= ROWS =
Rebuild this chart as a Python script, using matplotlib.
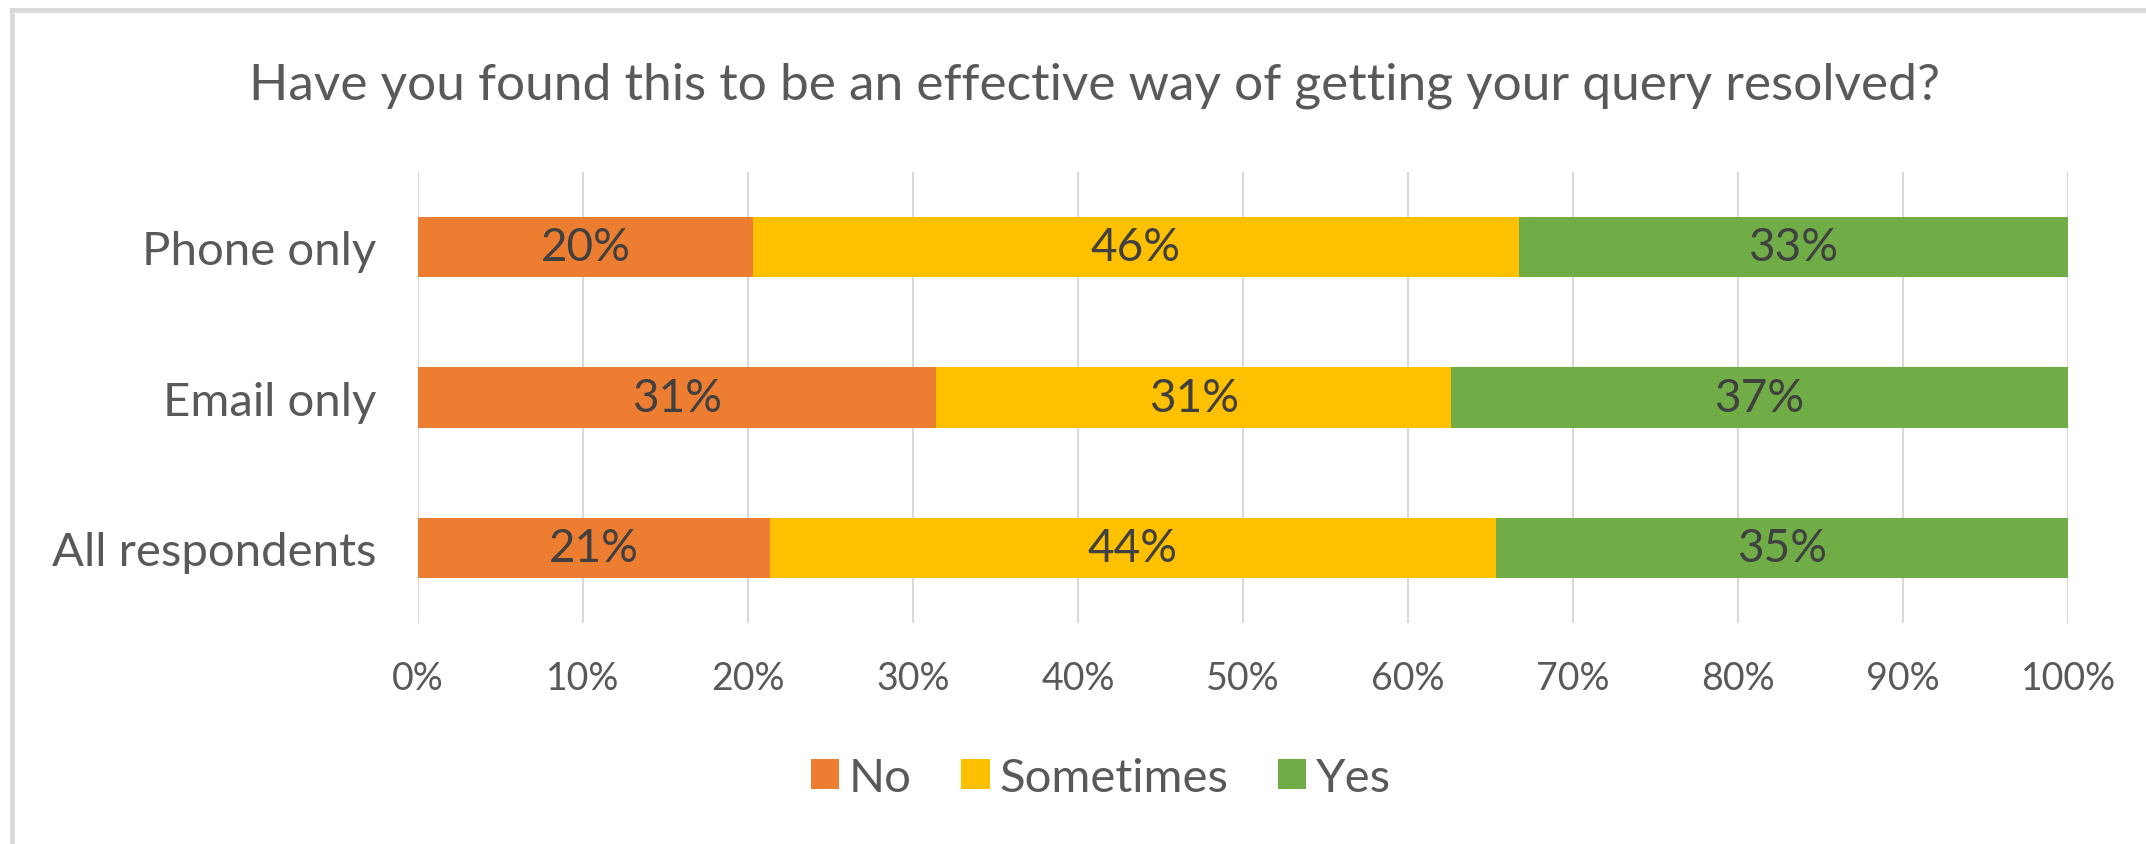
import matplotlib.pyplot as plt
import numpy as np
from matplotlib.lines import Line2D

# survey results (percent of respondents)
groups = ['Phone only', 'Email only', 'All respondents']
answers = ['No', 'Sometimes', 'Yes']
no_vals = [20.3, 31.4, 21.3]
sometimes_vals = [46.4, 31.2, 44.0]
yes_vals = [33.3, 37.4, 34.7]
x_ticks = [0, 10, 20, 30, 40, 50, 60, 70, 80, 90, 100]

colors = ['#ED7D31', '#FFC000', '#70AD47']
text_grey = '#595959'
label_grey = '#404040'

plt.rcParams['font.family'] = ['Lato', 'DejaVu Sans']

fig = plt.figure(figsize=(21.46, 8.45), dpi=100)
ax = fig.add_axes([0.1948, 0.2621, 0.9637 - 0.1948, 0.7947 - 0.2621])

y = np.arange(len(groups))[::-1]
left = np.zeros(len(groups))
for name, vals, c in zip(answers, [no_vals, sometimes_vals, yes_vals], colors):
    vals = np.array(vals)
    bars = ax.barh(y, vals, left=left, height=0.4, color=c, label=name, zorder=3)
    for b, v in zip(bars, vals):
        ax.text(b.get_x() + b.get_width() / 2, b.get_y() + b.get_height() / 2,
                f'{v:.0f}%', ha='center', va='center', fontsize=33,
                color=label_grey, zorder=4)
    left += vals

ax.set_xlim(0, 100)
ax.set_ylim(-0.5, len(groups) - 0.5)
ax.set_xticks(x_ticks)
ax.set_xticklabels([f'{t}%' for t in x_ticks])
ax.set_yticks(y)
ax.set_yticklabels(groups)
ax.tick_params(axis='x', length=0, labelsize=27, colors=text_grey, pad=27)
ax.tick_params(axis='y', length=0, labelsize=34, colors=text_grey, pad=30)
ax.grid(axis='x', color='#D9D9D9', linewidth=1.5, zorder=0)
for s in ax.spines.values():
    s.set_visible(False)

fig.suptitle('Have you found this to be an effective way of getting your query resolved?',
             x=0.51, y=0.899, va='center', fontsize=37, color=text_grey)

leg = fig.legend(loc='center', bbox_to_anchor=(0.513, 0.078), ncol=3, frameon=False,
                 fontsize=34, handlelength=0.6, handleheight=0.6,
                 handletextpad=0.2, columnspacing=1.05)
for t in leg.get_texts():
    t.set_color(text_grey)

# light frame along the top and left edges
fig.add_artist(Line2D([0.0054, 0.0054], [0, 0.9864], transform=fig.transFigure,
                      color='#D9D9D9', linewidth=3.5))
fig.add_artist(Line2D([0.0054, 1], [0.9864, 0.9864], transform=fig.transFigure,
                      color='#D9D9D9', linewidth=3.5))

fig.savefig('out.png', dpi=100, facecolor='white')
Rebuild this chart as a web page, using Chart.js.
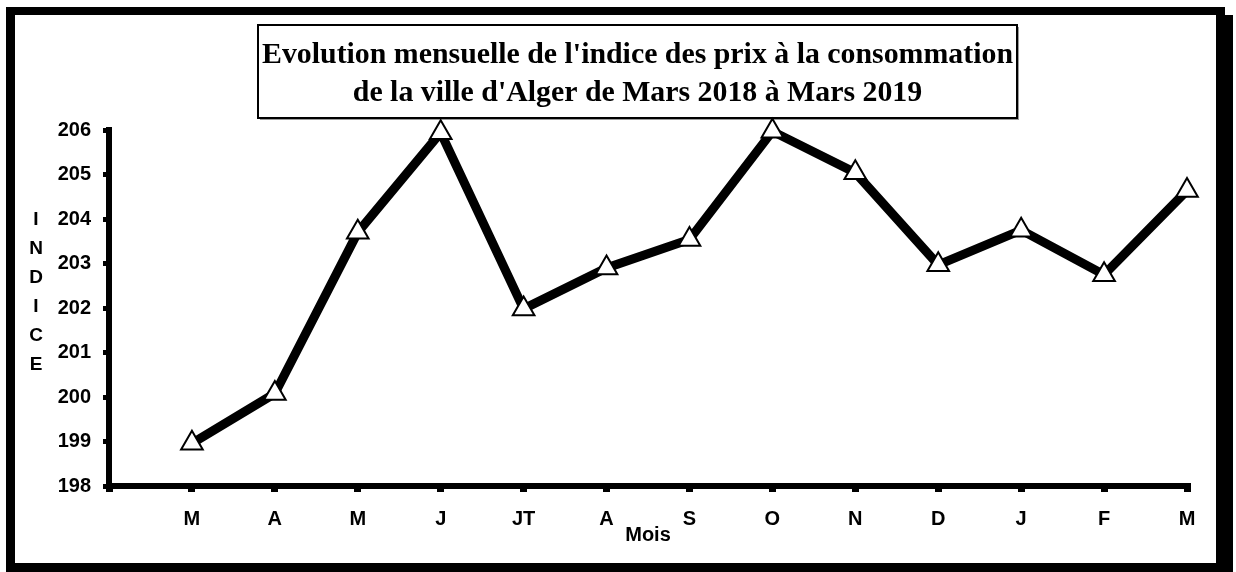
<!DOCTYPE html>
<html>
<head>
<meta charset="utf-8">
<script src="https://cdn.jsdelivr.net/npm/chart.js@4/dist/chart.umd.min.js"></script>
<style>
  html, body { margin: 0; padding: 0; background: #fff; }
  #wrap { width: 1236px; height: 572px; }
</style>
</head>
<body>
<div id="wrap"><canvas id="c" width="1236" height="572"></canvas></div>
<script>
// ---- data ----
const categories = ['', 'M', 'A', 'M', 'J', 'JT', 'A', 'S', 'O', 'N', 'D', 'J', 'F', 'M'];
const indiceValues = [null, 198.96, 200.08, 203.7, 205.94, 201.98, 202.90, 203.54, 205.97, 205.04, 202.97, 203.75, 202.75, 204.64];
const yMin = 198;
const yMax = 206;
const titleLines = ["Evolution mensuelle de l'indice des prix à la consommation", "de la ville d'Alger de Mars 2018 à Mars 2019"];
const xAxisTitle = 'Mois';
const yAxisTitleLetters = ['I', 'N', 'D', 'I', 'C', 'E'];

const SANS = '"Liberation Sans", Arial, sans-serif';
const SERIF = '"Liberation Serif", "Times New Roman", serif';

const decorPlugin = {
  id: 'decor',
  beforeDraw(chart) {
    const ctx = chart.ctx;
    ctx.save();
    ctx.fillStyle = '#fff';
    ctx.fillRect(0, 0, chart.width, chart.height);
    // outer frame with shadow
    ctx.fillStyle = '#000';
    ctx.fillRect(6, 7, 1219, 8);
    ctx.fillRect(6, 7, 9, 565);
    ctx.fillRect(1216, 15, 17, 557);
    ctx.fillRect(6, 563, 1227, 9);
    // title box
    ctx.fillStyle = '#9a9a9a';
    ctx.fillRect(260, 118, 759, 2);
    ctx.fillRect(1017, 27, 2, 93);
    ctx.strokeStyle = '#000';
    ctx.lineWidth = 2;
    ctx.strokeRect(258, 25, 759, 93);
    // title text (horizontally condensed)
    ctx.fillStyle = '#000';
    ctx.font = 'bold 30px ' + SERIF;
    ctx.textAlign = 'center';
    ctx.textBaseline = 'alphabetic';
    const w1 = ctx.measureText(titleLines[0]).width;
    const s = 751 / w1;
    const cx = 637.5;
    const baselines = [63, 101];
    titleLines.forEach((t, i) => {
      ctx.save();
      ctx.translate(cx, baselines[i]);
      ctx.scale(s, 1);
      ctx.fillText(t, 0, 0);
      ctx.restore();
    });
    ctx.restore();
  },
  afterDraw(chart) {
    const ctx = chart.ctx;
    ctx.save();
    ctx.fillStyle = '#000';
    ctx.font = 'bold 19px ' + SANS;
    ctx.textAlign = 'center';
    ctx.textBaseline = 'middle';
    const startY = 220, step = 29;
    yAxisTitleLetters.forEach((l, i) => {
      ctx.fillText(l, 36, startY + i * step);
    });
    ctx.restore();
  }
};

new Chart(document.getElementById('c'), {
  type: 'line',
  data: {
    labels: categories,
    datasets: [{
      data: indiceValues,
      borderColor: '#000',
      borderWidth: 9,
      backgroundColor: '#fff',
      pointStyle: 'triangle',
      pointRadius: 12.5,
      pointHoverRadius: 12.5,
      pointBorderWidth: 2,
      pointBackgroundColor: '#fff',
      pointBorderColor: '#000',
      tension: 0,
      fill: false,
      clip: false,
      spanGaps: false
    }]
  },
  options: {
    responsive: false,
    animation: false,
    events: [],
    layout: { padding: { left: 0, right: 49, top: 130, bottom: 0 } },
    plugins: {
      legend: { display: false },
      title: { display: false },
      tooltip: { enabled: false }
    },
    scales: {
      x: {
        type: 'category',
        offset: false,
        afterFit(scale) { scale.height = 86; },
        grid: { display: true, drawOnChartArea: false, drawTicks: true, tickLength: 6, color: '#000', lineWidth: 7 },
        border: { display: true, color: '#000', width: 6 },
        ticks: {
          color: '#000',
          font: { family: SANS, size: 20, weight: 'bold' },
          padding: 15,
          autoSkip: false,
          maxRotation: 0
        },
        title: {
          display: true,
          text: xAxisTitle,
          color: '#000',
          font: { family: SANS, size: 20, weight: 'bold' },
          padding: { top: 0, bottom: 25 }
        }
      },
      y: {
        min: yMin,
        max: yMax,
        afterFit(scale) { scale.width = 109; },
        grid: { display: true, drawOnChartArea: false, drawTicks: true, tickLength: 6, color: '#000', lineWidth: 5 },
        border: { display: true, color: '#000', width: 6 },
        ticks: {
          stepSize: 1,
          color: '#000',
          font: { family: SANS, size: 20, weight: 'bold' },
          padding: 12
        }
      }
    }
  },
  plugins: [decorPlugin]
});
</script>
</body>
</html>
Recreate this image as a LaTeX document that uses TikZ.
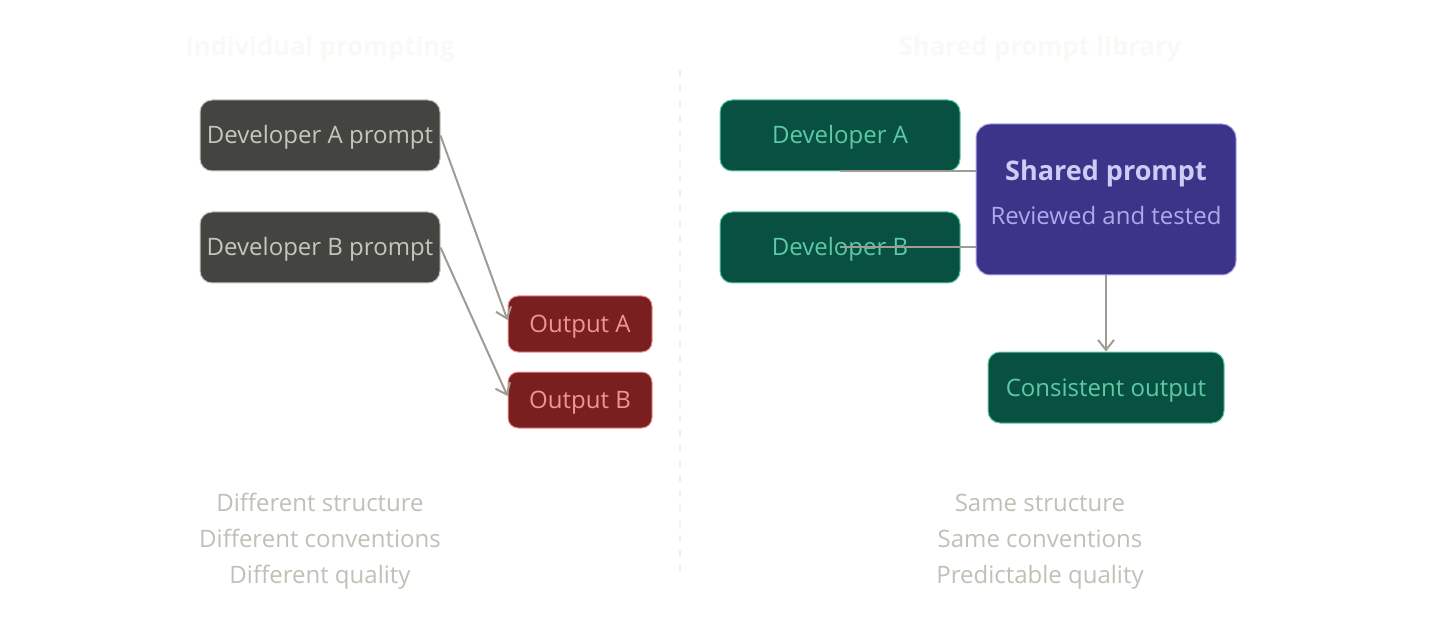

= SHORT TASK =
Only the lines from the start of the records above through the line containing "ax = fig.add_axes([0.1948, 0.2621, 0.9637" should be returned, exactly and with both ends, please; the pictures stay out.

= EXPECTED ANSWER =
Rebuild this chart as a Python script, using matplotlib.
import matplotlib.pyplot as plt
import numpy as np
from matplotlib.lines import Line2D

# survey results (percent of respondents)
groups = ['Phone only', 'Email only', 'All respondents']
answers = ['No', 'Sometimes', 'Yes']
no_vals = [20.3, 31.4, 21.3]
sometimes_vals = [46.4, 31.2, 44.0]
yes_vals = [33.3, 37.4, 34.7]
x_ticks = [0, 10, 20, 30, 40, 50, 60, 70, 80, 90, 100]

colors = ['#ED7D31', '#FFC000', '#70AD47']
text_grey = '#595959'
label_grey = '#404040'

plt.rcParams['font.family'] = ['Lato', 'DejaVu Sans']

fig = plt.figure(figsize=(21.46, 8.45), dpi=100)
ax = fig.add_axes([0.1948, 0.2621, 0.9637 - 0.1948, 0.7947 - 0.2621])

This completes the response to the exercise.